WHAT TO WORK ON
Pull out every line with the word "matplotlib" from the entries below.

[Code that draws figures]
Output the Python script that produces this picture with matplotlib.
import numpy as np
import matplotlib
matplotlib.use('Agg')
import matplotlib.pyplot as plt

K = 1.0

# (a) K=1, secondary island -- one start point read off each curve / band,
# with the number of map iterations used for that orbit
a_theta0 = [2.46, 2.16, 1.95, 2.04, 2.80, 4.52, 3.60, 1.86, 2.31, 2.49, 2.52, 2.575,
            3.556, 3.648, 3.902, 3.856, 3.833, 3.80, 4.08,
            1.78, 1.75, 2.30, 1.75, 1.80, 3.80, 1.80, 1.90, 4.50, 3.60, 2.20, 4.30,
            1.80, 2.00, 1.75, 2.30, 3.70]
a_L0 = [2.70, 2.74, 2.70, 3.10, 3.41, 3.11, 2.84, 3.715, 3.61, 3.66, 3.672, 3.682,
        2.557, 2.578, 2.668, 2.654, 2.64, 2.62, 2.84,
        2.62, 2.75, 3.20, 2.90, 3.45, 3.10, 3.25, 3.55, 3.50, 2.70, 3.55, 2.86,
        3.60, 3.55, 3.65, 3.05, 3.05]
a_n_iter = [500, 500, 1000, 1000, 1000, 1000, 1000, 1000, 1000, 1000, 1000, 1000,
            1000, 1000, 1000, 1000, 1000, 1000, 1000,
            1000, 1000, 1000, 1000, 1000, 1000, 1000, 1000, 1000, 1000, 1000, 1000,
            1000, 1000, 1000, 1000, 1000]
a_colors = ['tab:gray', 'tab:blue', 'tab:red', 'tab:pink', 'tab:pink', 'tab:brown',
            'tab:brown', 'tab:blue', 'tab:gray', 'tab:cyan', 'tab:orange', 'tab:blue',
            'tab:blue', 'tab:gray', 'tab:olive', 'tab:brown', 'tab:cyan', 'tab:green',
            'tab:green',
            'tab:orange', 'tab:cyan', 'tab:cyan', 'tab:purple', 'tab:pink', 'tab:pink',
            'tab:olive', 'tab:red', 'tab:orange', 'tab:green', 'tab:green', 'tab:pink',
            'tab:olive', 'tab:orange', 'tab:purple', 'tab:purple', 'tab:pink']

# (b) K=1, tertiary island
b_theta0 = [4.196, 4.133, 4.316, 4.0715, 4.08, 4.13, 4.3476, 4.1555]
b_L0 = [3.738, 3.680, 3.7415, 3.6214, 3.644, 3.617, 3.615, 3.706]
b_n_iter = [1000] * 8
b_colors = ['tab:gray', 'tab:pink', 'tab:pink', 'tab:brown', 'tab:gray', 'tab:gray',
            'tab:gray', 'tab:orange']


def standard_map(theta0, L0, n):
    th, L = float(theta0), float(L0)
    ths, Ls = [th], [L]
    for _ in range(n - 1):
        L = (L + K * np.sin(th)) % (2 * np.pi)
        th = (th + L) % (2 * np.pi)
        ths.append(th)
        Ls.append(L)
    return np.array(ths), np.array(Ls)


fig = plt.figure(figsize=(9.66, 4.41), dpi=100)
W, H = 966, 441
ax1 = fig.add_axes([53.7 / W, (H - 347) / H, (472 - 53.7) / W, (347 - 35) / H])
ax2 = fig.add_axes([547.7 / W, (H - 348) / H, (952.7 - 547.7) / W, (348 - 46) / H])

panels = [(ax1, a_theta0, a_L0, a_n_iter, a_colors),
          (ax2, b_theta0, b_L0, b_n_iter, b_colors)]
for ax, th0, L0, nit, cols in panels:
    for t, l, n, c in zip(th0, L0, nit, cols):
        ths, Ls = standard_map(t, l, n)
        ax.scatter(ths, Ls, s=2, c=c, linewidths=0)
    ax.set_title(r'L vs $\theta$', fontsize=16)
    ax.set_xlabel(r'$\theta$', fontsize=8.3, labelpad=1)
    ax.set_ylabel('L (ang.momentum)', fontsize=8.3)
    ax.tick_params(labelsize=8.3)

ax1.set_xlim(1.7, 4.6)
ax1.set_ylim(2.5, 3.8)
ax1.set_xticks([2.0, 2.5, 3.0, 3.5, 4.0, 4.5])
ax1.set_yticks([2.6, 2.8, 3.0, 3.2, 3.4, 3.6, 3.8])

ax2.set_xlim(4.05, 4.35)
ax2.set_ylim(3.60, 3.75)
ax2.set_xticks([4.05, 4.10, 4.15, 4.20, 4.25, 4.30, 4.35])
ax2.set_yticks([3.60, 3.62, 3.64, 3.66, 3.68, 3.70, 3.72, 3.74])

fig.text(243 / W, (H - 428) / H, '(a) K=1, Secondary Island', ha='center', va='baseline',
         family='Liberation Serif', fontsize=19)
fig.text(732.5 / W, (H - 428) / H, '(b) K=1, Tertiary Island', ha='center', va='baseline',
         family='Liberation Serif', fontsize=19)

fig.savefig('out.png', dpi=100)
...
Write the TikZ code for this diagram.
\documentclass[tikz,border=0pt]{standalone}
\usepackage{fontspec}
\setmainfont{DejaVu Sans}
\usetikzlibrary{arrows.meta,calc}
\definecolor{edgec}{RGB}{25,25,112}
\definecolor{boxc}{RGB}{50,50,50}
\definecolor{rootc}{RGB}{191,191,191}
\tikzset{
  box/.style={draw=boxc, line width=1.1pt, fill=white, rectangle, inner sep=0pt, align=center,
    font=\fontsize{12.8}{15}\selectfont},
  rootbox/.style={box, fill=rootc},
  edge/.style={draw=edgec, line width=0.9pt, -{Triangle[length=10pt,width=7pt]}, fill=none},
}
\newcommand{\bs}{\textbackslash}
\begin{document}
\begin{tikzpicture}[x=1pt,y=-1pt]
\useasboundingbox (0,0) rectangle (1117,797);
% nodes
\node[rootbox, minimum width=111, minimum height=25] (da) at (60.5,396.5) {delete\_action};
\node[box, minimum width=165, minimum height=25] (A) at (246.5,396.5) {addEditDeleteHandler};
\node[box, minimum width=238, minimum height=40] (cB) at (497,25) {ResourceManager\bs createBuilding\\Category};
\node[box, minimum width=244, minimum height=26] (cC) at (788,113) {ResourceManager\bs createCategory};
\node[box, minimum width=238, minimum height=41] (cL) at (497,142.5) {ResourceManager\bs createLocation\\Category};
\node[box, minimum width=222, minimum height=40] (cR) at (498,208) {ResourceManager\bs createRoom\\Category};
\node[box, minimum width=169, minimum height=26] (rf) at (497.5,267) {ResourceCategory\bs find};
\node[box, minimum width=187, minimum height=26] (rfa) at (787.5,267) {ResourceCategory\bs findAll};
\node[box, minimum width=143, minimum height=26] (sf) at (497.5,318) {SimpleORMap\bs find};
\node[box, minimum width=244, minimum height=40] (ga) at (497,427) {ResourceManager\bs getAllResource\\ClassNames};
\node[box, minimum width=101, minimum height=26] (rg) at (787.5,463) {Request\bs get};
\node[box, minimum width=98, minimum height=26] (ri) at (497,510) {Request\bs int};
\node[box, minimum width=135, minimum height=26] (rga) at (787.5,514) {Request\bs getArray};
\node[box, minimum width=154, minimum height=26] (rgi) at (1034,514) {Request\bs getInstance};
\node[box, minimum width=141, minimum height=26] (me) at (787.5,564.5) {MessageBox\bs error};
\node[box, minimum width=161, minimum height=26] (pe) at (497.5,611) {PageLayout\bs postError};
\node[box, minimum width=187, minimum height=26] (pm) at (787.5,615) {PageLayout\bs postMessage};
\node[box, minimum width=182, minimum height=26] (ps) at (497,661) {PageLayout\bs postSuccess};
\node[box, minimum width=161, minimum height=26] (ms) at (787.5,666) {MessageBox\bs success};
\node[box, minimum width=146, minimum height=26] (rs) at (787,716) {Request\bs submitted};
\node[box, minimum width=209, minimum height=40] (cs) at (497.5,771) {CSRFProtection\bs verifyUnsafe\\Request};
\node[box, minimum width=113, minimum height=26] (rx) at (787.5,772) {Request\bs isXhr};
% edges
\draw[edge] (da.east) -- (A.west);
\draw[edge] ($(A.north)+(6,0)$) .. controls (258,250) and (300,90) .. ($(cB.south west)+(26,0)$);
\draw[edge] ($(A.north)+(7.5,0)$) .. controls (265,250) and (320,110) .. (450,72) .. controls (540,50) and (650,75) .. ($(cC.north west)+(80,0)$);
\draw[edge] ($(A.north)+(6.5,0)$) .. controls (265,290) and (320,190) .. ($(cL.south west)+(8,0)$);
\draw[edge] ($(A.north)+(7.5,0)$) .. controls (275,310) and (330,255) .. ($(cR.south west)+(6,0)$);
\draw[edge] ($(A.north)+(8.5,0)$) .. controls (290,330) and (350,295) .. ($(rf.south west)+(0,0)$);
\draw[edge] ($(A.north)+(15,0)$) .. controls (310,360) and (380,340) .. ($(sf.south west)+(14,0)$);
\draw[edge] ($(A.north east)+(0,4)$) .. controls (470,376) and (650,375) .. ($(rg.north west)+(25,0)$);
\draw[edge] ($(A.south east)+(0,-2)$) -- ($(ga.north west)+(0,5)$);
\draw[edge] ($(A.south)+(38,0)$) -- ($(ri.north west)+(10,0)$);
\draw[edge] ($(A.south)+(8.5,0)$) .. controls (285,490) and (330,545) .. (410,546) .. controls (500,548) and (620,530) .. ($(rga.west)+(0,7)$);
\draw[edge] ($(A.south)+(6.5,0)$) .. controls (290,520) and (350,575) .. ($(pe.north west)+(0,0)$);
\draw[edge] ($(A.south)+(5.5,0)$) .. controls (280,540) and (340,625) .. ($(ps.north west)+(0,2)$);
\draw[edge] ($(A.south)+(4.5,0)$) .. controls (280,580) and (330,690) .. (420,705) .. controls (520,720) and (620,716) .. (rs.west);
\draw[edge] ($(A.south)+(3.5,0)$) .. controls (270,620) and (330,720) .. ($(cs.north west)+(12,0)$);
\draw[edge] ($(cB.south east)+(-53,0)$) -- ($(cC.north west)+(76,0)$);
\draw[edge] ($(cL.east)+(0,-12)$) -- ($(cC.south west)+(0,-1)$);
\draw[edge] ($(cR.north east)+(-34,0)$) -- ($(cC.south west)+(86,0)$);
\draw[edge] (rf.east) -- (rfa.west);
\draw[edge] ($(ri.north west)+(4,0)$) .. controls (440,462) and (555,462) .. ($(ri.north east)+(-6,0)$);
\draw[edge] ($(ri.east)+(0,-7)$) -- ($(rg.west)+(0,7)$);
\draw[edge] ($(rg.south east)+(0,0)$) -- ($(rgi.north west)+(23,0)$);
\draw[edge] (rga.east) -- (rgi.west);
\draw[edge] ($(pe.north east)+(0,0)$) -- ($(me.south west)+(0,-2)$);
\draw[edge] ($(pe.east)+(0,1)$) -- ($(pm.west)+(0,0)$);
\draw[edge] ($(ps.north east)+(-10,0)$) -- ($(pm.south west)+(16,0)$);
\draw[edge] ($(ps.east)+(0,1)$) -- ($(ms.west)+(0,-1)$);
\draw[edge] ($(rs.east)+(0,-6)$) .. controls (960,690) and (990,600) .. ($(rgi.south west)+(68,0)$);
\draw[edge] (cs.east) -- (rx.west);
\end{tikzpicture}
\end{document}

SOLUTION BELOW
Output the Python script that produces this picture with matplotlib.
import matplotlib
matplotlib.use('Agg')
import matplotlib.pyplot as plt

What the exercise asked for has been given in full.